初めての図面。出来上がってきた素敵な図面にワクワクしながらも、そこでしか図面を書いてもらった経験がなかったので、比較対象もなく、決めかねていました。私たちは、しっかりと考えたかったので、約1年近く様々な住宅メーカーの内覧会に赴き、自分たちの考えを固めるための準備をしてきました。

ただ、1年近く住宅メーカーを回ったにも関わらず、最初に図面を書いてもらった会社を超えるような会社には出会えませんでした。そこで、私たちは最初に設計してもらった会社がたまたま内覧会をやっているのを発見したので、そこに訪問し、「1年近く見て回ったが、御社が1番でした。ある程度自分が建てたい家の方向性も決まってきたので、御社で再度設計をお願いしたい。」ということを伝え、帰りました。

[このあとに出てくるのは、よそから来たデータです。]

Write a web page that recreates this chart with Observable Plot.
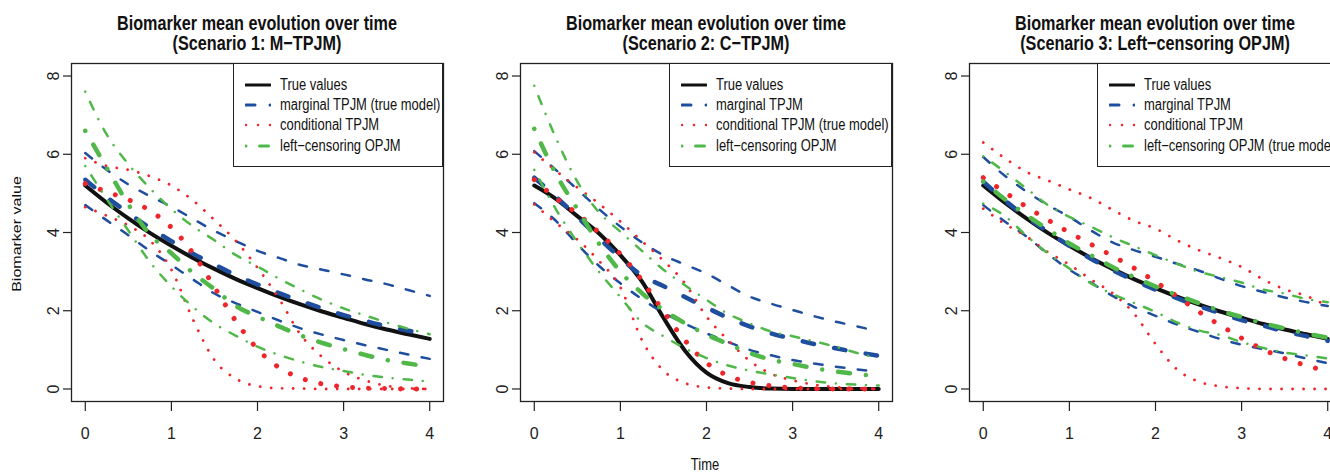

そこから約2週間・・・私はどのような図面があがってくるのかを楽しみに待っていました。

そしてその会社の営業マンから電話が鳴りました。

図面の打ち合わせの日程調整かなと思い、電話に出るとこんなことを言われました。

「1度設計しているので、2回目はもし建てなくても50万は頂きますが、それでもよろしいですか?」

私は、その会社にすることを決めていたにも関わらず、それを言われた瞬間になぜかそこの会社で建てる気が失せてしまいました。

どうせその会社で建てるのであれば、掛かるお金です。別に高いとも思いません。ただ、その裏にあるメッセージを感じてしまいます。

「この人は建てないかもしれない・・・」

私は、注文住宅である以上、自分が満足できる家を建てたいという想いで、様々な住宅メーカーを見て回りました。誰もがうらやむような豪邸が建てられるわけではありませんが、注文住宅で建てる以上は、ただ単にお金で決めるのではなく、自分が好きな家を建てたいと考えていました。

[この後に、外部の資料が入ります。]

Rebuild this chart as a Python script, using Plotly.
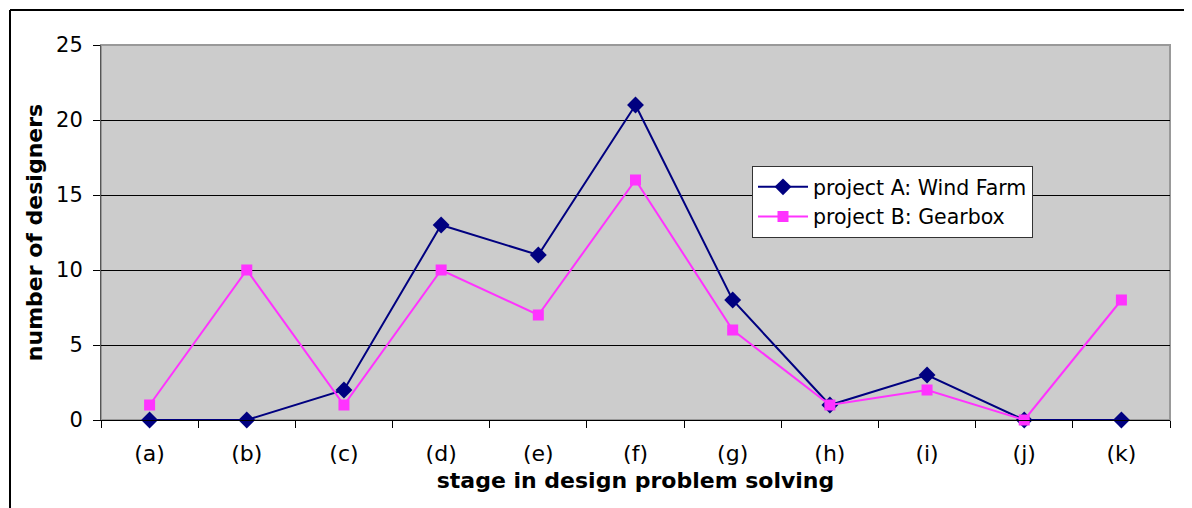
import plotly.graph_objects as go

categories = ["(a)", "(b)", "(c)", "(d)", "(e)", "(f)", "(g)", "(h)", "(i)", "(j)", "(k)"]
project_a = [0, 0, 2, 13, 11, 21, 8, 1, 3, 0, 0]
project_b = [1, 10, 1, 10, 7, 16, 6, 1, 2, 0, 8]

FONT = "DejaVu Sans, Verdana, sans-serif"

fig = go.Figure()
fig.add_trace(go.Scatter(
    x=categories, y=project_a, mode="lines+markers", name="project A: Wind Farm",
    line=dict(color="#000080", width=2),
    marker=dict(symbol="diamond", size=13, color="#000080"),
    cliponaxis=False,
))
fig.add_trace(go.Scatter(
    x=categories, y=project_b, mode="lines+markers", name="project B: Gearbox",
    line=dict(color="#FF33FF", width=2),
    marker=dict(symbol="square", size=11, color="#FF33FF"),
    cliponaxis=False,
))

# page body has an 8px margin; figure placed at (8, 8)
OFF = 8
W, H = 1192 - OFF, 508 - OFF
L = 101 - OFF
T = 45 - OFF
R = W - (1170 - OFF)
B = H - (420 - OFF)
pw = W - L - R
ph = H - T - B


def px(x):
    return (x - OFF - L) / pw


def py(y):
    return (H - B - (y - OFF)) / ph


fig.update_layout(
    width=W, height=H,
    margin=dict(l=L, r=R, t=T, b=B, pad=0),
    paper_bgcolor="white",
    plot_bgcolor="#CCCCCC",
    font=dict(family=FONT, size=20, color="black"),
    showlegend=True,
    legend=dict(
        x=px(752), y=py(166), xanchor="left", yanchor="top",
        bgcolor="white", bordercolor="#333333", borderwidth=1,
        font=dict(family=FONT, size=20.5, color="black"),
        tracegroupgap=0, itemwidth=50,
    ),
    xaxis=dict(
        type="category", range=[-0.5, 10.5],
        showgrid=False, zeroline=False,
        showline=True, linecolor="black", linewidth=1,
        ticks="outside", tickson="boundaries", ticklen=7, tickcolor="black",
        ticklabelstandoff=14,
        tickfont=dict(family=FONT, size=22),
        title=dict(text="<b>stage in design problem solving</b>", font=dict(family=FONT, size=22), standoff=7),
    ),
    yaxis=dict(
        range=[0, 25], dtick=5, tick0=0,
        showgrid=True, gridcolor="black", gridwidth=1,
        zeroline=False,
        showline=True, linecolor="#555555", linewidth=1,
        ticks="outside", ticklen=7, tickcolor="black",
        ticklabelstandoff=6,
        tickfont=dict(family=FONT, size=21),
        title=dict(text="<b>number of designers</b>", font=dict(family=FONT, size=22), standoff=7),
    ),
    shapes=[
        dict(type="rect", xref="paper", yref="paper", x0=0, x1=1, y0=0, y1=1,
             line=dict(color="#999999", width=2), layer="below"),
        dict(type="line", xref="paper", yref="paper", x0=px(10), x1=px(1200), y0=py(10), y1=py(10),
             line=dict(color="black", width=2)),
        dict(type="line", xref="paper", yref="paper", x0=px(10), x1=px(10), y0=py(10), y1=py(520),
             line=dict(color="black", width=2)),
    ],
)

fig.write_html("out.html")
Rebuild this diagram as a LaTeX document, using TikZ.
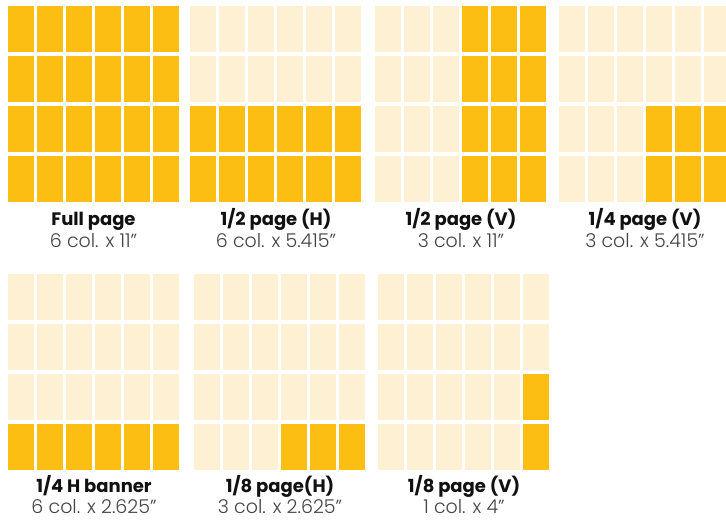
\documentclass[tikz,border=0pt]{standalone}
\usepackage{fontspec}
\newfontfamily\pop{Poppins}
\IfFontExistsTF{Poppins Light}{\newfontfamily\popl{Poppins Light}}{\newfontfamily\popl{Poppins}}
\definecolor{dark}{HTML}{FCBE13}
\definecolor{light}{HTML}{FEF0D3}
\definecolor{ttl}{HTML}{111111}
\definecolor{sub}{HTML}{444444}
\newcommand{\pgrid}[6]{%
  \foreach \c in {0,...,5}{%
    \foreach \r in {0,...,3}{%
      \pgfmathtruncatemacro{\dk}{and(and(\c>=#3,\c<=#4),and(\r>=#5,\r<=#6))}%
      \ifnum\dk=1 \def\cc{dark}\else\def\cc{light}\fi
      \fill[\cc] ({#1+29*\c},{#2+50*\r}) rectangle ++(26,46);
    }%
  }%
}
\begin{document}
\begin{tikzpicture}[x=1pt,y=-1pt,
  title/.style={anchor=base,inner sep=0pt,font=\pop\bfseries\fontsize{18}{18}\selectfont,text=ttl},
  subt/.style={anchor=base,inner sep=0pt,font=\popl\fontsize{19}{19}\selectfont,text=sub}]
\path[use as bounding box,clip] (0,0) rectangle (726,521);
\fill[white] (0,0) rectangle (726,521);
% top row
\pgrid{8}{6}{0}{5}{0}{3}
\pgrid{190}{6}{0}{5}{2}{3}
\pgrid{375}{6}{3}{5}{0}{3}
\pgrid{559}{6}{3}{5}{2}{3}
% bottom row
\pgrid{8}{274}{0}{5}{3}{3}
\pgrid{194}{274}{3}{5}{3}{3}
\pgrid{378}{274}{5}{5}{2}{3}
% labels
\node[title] (t1) at (93.5,226) {Full page};
\node[subt]  (s1) at (93.5,248) {6 col. x 11”};
\node[title] (t2) at (276,226) {1/2 page (H)};
\node[subt]  (s2) at (276,248) {6 col. x 5.415”};
\node[title] (t3) at (461,226) {1/2 page (V)};
\node[subt]  (s3) at (461,248) {3 col. x 11”};
\node[title] (t4) at (645,226) {1/4 page (V)};
\node[subt]  (s4) at (645,248) {3 col. x 5.415”};
\node[title] (t5) at (94,492) {1/4 H banner};
\node[subt]  (s5) at (94,513) {6 col. x 2.625”};
\node[title] (t6) at (280,492) {1/8 page(H)};
\node[subt]  (s6) at (280,513) {3 col. x 2.625”};
\node[title] (t7) at (464,492) {1/8 page (V)};
\node[subt]  (s7) at (464,513) {1 col. x 4”};
\end{tikzpicture}
\end{document}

私は、おそらく住宅というものを買うということと同時に、一生に一度しかない最も高額な買い物という体験も求めていたんだと思います。

結果的に、私は当初の住宅メーカーが見積もってくれた金額の1.5倍近くの金額で別の住宅メーカーで家を建てることを選択しました。

人は、商品を売っていると考えがちです。とくに商品にこだわればこだわるほど、その傾向は強くなっていくように思います。

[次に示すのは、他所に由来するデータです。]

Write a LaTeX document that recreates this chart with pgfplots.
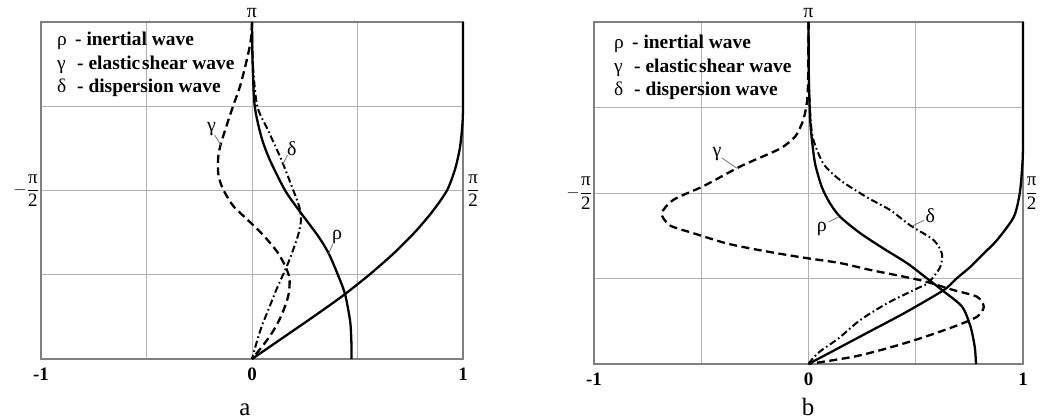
\documentclass[border=0pt]{standalone}
\usepackage{fontspec}
\setmainfont{Liberation Serif}
\usepackage{pgfplots}
\pgfplotsset{compat=1.18}

\pgfplotsset{
  wavepanel/.style={
    scale only axis, clip=false,
    xmin=-1, xmax=1, ymin=0, ymax=4,
    xtick={-1,-0.5,0,0.5,1}, xticklabels={-1,,0,,1},
    ytick={1,2,3}, yticklabels={,,},
    grid=major,
    major grid style={draw=black!30, line width=0.8bp},
    axis line style={draw=black!50, line width=1.1bp},
    major tick length=0pt,
    xticklabel style={font=\fontsize{19}{19}\selectfont\bfseries, yshift=-5bp},
  },
}
\tikzset{
  inertial/.style={black, line width=2.3bp, smooth, tension=0.45},
  shear/.style={black, line width=2.3bp, smooth, tension=0.45,
    dash pattern=on 8bp off 4.5bp},
  dispersion/.style={black, line width=2bp, smooth, tension=0.45,
    dash pattern=on 7bp off 3bp on 1.6bp off 3bp},
  leader/.style={draw=black!55, line width=0.8bp},
  greek/.style={font=\fontsize{20}{20}\selectfont, inner sep=0pt},
  frac/.style={font=\fontsize{19}{22}\selectfont},
}

\newcommand{\halfpi}{{\displaystyle\frac{\hbox{π}}{\hbox{2}}}}

\begin{document}
\begin{tikzpicture}
\useasboundingbox (0,0) rectangle (1048bp,420bp);

% ---------------- panel a ----------------
\begin{axis}[wavepanel, at={(41bp,61bp)}, anchor=south west,
  width=422bp, height=337bp]
  % inertial wave, outer branch
  \addplot[inertial, no markers] coordinates {
    (0,0) (0.145,0.25) (0.29,0.5) (0.43,0.75) (0.556,1) (0.67,1.25)
    (0.77,1.5) (0.855,1.75) (0.924,2) (0.962,2.25) (0.985,2.5)
    (0.996,2.75) (1,3) (1,4)};
  % inertial wave, inner branch
  \addplot[inertial, no markers] coordinates {
    (0,4) (0.003,3.5) (0.013,3) (0.045,2.63) (0.085,2.36) (0.157,2)
    (0.224,1.76) (0.316,1.45) (0.364,1.25) (0.407,1) (0.441,0.77)
    (0.465,0.45) (0.471,0.2) (0.472,0)};
  % elastic shear wave
  \addplot[shear, no markers] coordinates {
    (0,4) (-0.005,3.8) (-0.02,3.6) (-0.055,3.25) (-0.09,3.0)
    (-0.123,2.75) (-0.148,2.55) (-0.16,2.4) (-0.16,2.2) (-0.14,2.03)
    (-0.09,1.82) (-0.02,1.65) (0.05,1.48) (0.12,1.27) (0.158,1.1)
    (0.178,0.95) (0.172,0.75) (0.14,0.52) (0.1,0.33) (0.055,0.17) (0,0)};
  % dispersion wave
  \addplot[dispersion, no markers] coordinates {
    (0,4) (0.004,3.5) (0.025,3.0) (0.077,2.71) (0.14,2.36) (0.196,2.0)
    (0.225,1.8) (0.232,1.65) (0.222,1.5) (0.2,1.33) (0.165,1.1)
    (0.12,0.85) (0.08,0.6) (0.045,0.38) (0.02,0.18) (0,0)};

  \node[greek] at (axis cs:-0.192,2.73) {γ};
  \draw[leader] (axis cs:-0.176,2.655) -- (axis cs:-0.144,2.525);
  \node[greek] at (axis cs:0.189,2.50) {δ};
  \draw[leader] (axis cs:0.168,2.42) -- (axis cs:0.146,2.31);
  \node[greek] at (axis cs:0.403,1.45) {ρ};
  \draw[leader] (axis cs:0.384,1.37) -- (axis cs:0.363,1.25);

  \node[anchor=south, font=\fontsize{20}{20}\selectfont, inner sep=4bp]
    at (axis cs:0,4) {π};
  \node[anchor=east, frac, inner sep=2bp] at (axis cs:-1,2) {$-\halfpi$};
  \node[anchor=west, frac, inner sep=4bp] at (axis cs:1,2) {$\halfpi$};
\end{axis}

% ---------------- panel b ----------------
\begin{axis}[wavepanel, at={(594bp,56bp)}, anchor=south west,
  width=429bp, height=342bp]
  % inertial wave, outer branch
  \addplot[inertial, no markers] coordinates {
    (0,0) (0.15,0.2) (0.3,0.4) (0.45,0.6) (0.63,0.864) (0.69,1.0)
    (0.755,1.137) (0.82,1.3) (0.879,1.45) (0.957,1.72) (0.985,2.0)
    (0.996,2.3) (1,2.6) (1,4)};
  % inertial wave, inner branch
  \addplot[inertial, no markers] coordinates {
    (0,4) (0.002,3.3) (0.008,2.85) (0.016,2.62) (0.031,2.34) (0.062,2.07)
    (0.10,1.88) (0.148,1.72) (0.241,1.53) (0.35,1.35) (0.459,1.18)
    (0.553,1.0) (0.63,0.85) (0.716,0.67) (0.755,0.44) (0.775,0.2)
    (0.781,0)};
  % elastic shear wave
  \addplot[shear, no markers] coordinates {
    (0,4) (-0.002,3.3) (-0.008,3.05) (-0.025,2.85) (-0.062,2.66)
    (-0.132,2.52) (-0.257,2.38) (-0.334,2.29) (-0.49,2.08) (-0.63,1.92)
    (-0.684,1.76) (-0.645,1.62) (-0.537,1.53) (-0.381,1.41)
    (-0.225,1.33) (-0.039,1.25) (0.148,1.18) (0.288,1.10) (0.521,0.98)
    (0.677,0.864) (0.786,0.786) (0.817,0.67) (0.786,0.553) (0.677,0.436)
    (0.521,0.30) (0.366,0.183) (0.21,0.085) (0,0)};
  % dispersion wave
  \addplot[dispersion, no markers] coordinates {
    (0,4) (0.002,3.3) (0.01,2.85) (0.023,2.62) (0.07,2.34) (0.148,2.15)
    (0.272,1.95) (0.381,1.80) (0.475,1.62) (0.583,1.45) (0.622,1.29)
    (0.615,1.14) (0.583,1.02) (0.553,0.94) (0.49,0.864) (0.366,0.709)
    (0.241,0.514) (0.14,0.3) (0.055,0.15) (0.015,0.05) (0,0)};

  \node[greek] at (axis cs:-0.427,2.46) {γ};
  \draw[leader] (axis cs:-0.404,2.41) -- (axis cs:-0.334,2.29);
  \node[greek] at (axis cs:0.062,1.585) {ρ};
  \draw[leader] (axis cs:0.093,1.66) -- (axis cs:0.14,1.72);
  \node[greek] at (axis cs:0.568,1.74) {δ};
  \draw[leader] (axis cs:0.537,1.68) -- (axis cs:0.482,1.61);

  \node[anchor=south, font=\fontsize{20}{20}\selectfont, inner sep=4bp]
    at (axis cs:0,4) {π};
  \node[anchor=east, frac, inner sep=2bp] at (axis cs:-1,2) {$-\halfpi$};
  \node[anchor=west, frac, inner sep=2.5bp] at (axis cs:1,2) {$\halfpi$};
\end{axis}

% ---------------- legends ----------------
\newcommand{\shearname}{\textbf{- elastic\hspace{-3bp} shear wave}}
\begin{scope}[every node/.style={anchor=base west, inner sep=0pt,
    font=\fontsize{19.5}{19.5}\selectfont}]
  \node at (57bp,374bp)   {\makebox[18bp][l]{ρ}\textbf{- inertial wave}};
  \node at (57bp,350bp)   {\makebox[20bp][l]{γ}\shearname};
  \node at (57bp,327bp)   {\makebox[20bp][l]{δ}\textbf{- dispersion wave}};
  \node at (614bp,371bp)  {\makebox[18bp][l]{ρ}\textbf{- inertial wave}};
  \node at (614bp,347.3bp){\makebox[20bp][l]{γ}\shearname};
  \node at (614bp,324bp)  {\makebox[20bp][l]{δ}\textbf{- dispersion wave}};
\end{scope}

% ---------------- panel captions ----------------
\node[anchor=base, inner sep=0pt, font=\fontsize{25}{25}\selectfont]
  at (245bp,4.5bp) {a};
\node[anchor=base, inner sep=0pt, font=\fontsize{25}{25}\selectfont]
  at (808bp,4.5bp) {b};
\end{tikzpicture}
\end{document}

でも、実は提供している価値というのは、商品を含めた体験にあります。

・別に寝るだけなのに、わざわざリッツカールトンに泊まる。

・町の車屋さんでも同じ車が買えるのに、ディーラーで買う。

・高級腕時計をネットでも買えるのに、わざわざ店で買う。

これらはすべて体験を含めた価値にお金を払っているということです。新型コロナウイルス感染症のお陰でこのようなことを改めて考えさせられました。